GYPSY CHILDREN BRASS ORCHESTRA
“Now boys — one, two, three…,” band leader Angel Tichaliev calls out and the tunes merge into a bold, lively melody that resonates in the room barely bigger than a one-car garage.The retired trumpet player formed the Karandila Junior band in 2007 to give a new chance for children and grandchildren of fellow gypsy musicians in this neighbourhood incongruously named Nadezhda, or “hope” in Bulgarian.”Music is a way to steal the boys away from the everyday reality in the ghetto and to keep the gypsy orchestra tradition alive,” says the 56-year-old, who used to play in a military band.
Karandila Junior is Bulgaria’s only youth gypsy band. It has already performed at several popular music festivals abroad, including the Vienna Balkan Fever festival and Hungary’s famous Sziget Festival.
In January, they released their first album called “Ghetto Hope”, named after their run-down slum of 20,000 inhabitants where hope, indeed, is in small supply — as it is for most of Bulgaria’s 700,000-strong Roma community, one of the largest in Europe.
Crowds of ragged children jostle with horse carts in the narrow, laundry-draped alleys of Nadezhda — notorious since communist times for its high levels of crime, illiteracy and poverty.
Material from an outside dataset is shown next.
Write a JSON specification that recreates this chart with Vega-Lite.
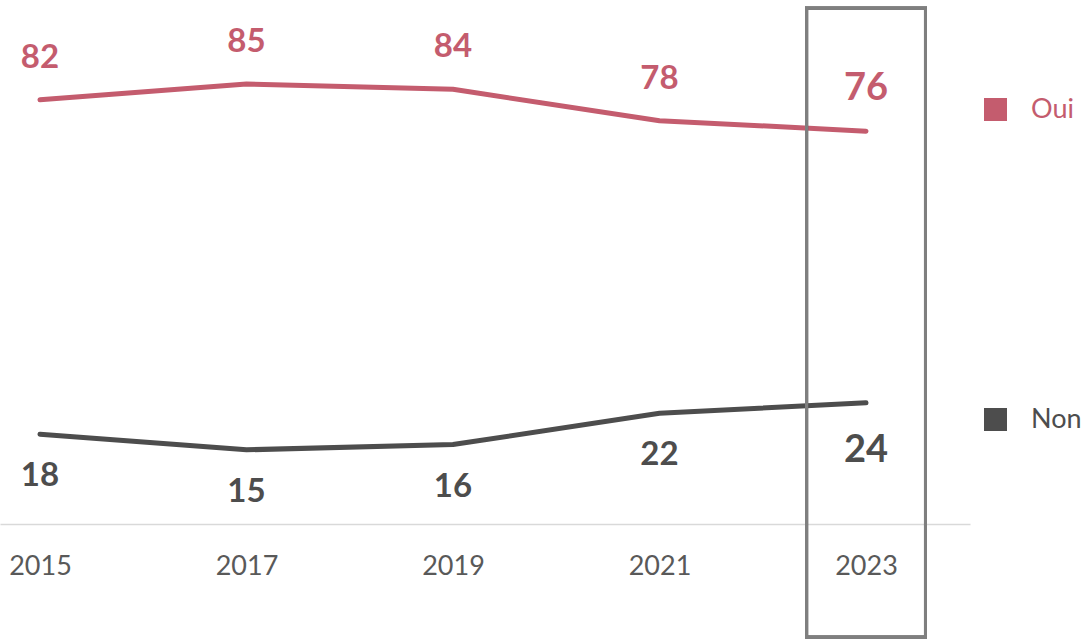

Chickens peck for food outside the band’s rehearsal room, oblivious to the loud music inside.
While Bulgarian Roma are still ghettoised and face rampant prejudice, “there’s no such thing as discrimination when it comes to music,” insists Tichaliev.
The band’s compositions — a blend of gypsy music, Bulgarian and Turkish folklore and even jazz and reggae — have received a warm welcome from some of Bulgaria’s leading composers and musicians and they have a run of upcoming gigs across the country and in neighboring Macedonia.
“People like us there because we make motley gypsy music where everything sounds natural,” Tichaliev says.
His hope to open up new horizons for the boys, aged 12 to 18, seems to be paying off. For some, the Vienna trip was their first time abroad. Others are rethinking goals.
“My dad is a barber and he teaches me, but I want to become a musician,” says Rumen, 15, patting his borrowed old trumpet like a pet.
Marian and Filcho, both 12-year-old clarinet players, think music might be a better option than their earlier dreams of becoming great football players.
All the boys play by ear, often improvising during performances. A few have started to learn to read music.
“We gypsies have a knack for it and can’t do anything better than this,” Tichaliev says.
He insists that all his boys go to school “even if I don’t quite know how well they teach them there.”
While he hopes some will study music seriously some day, his immediate dreams involve replacing the band’s ageing instruments and finding money for new performance suits since many boys have grown out of their old ones.
“Friends here and abroad help me financially but in Bulgaria hardly anyone ever takes it upon himself to lend a hand,” he says. As for support from government Roma programmes, they have contributed nothing, he shrugs.
Undeterred, Tichaliev is planning a second album for Karandila Junior and wants to form an even younger Karandila Mini band next year.
Candidates are plentiful, judging by the faces peeking in the window during rehearsals or sneaking into the room to listen. When Tichaliev steps away for a moment, 10-year-old Asen grabs a bass guitar almost twice as big as himself and plays to applause from other boys.
“Rehearsal’s over. Cut out the cacophony,” Tichaliev snaps and the boys scurry out onto the puddle-covered alley to head home along the concrete wall that hides their slum from Sliven’s railway station.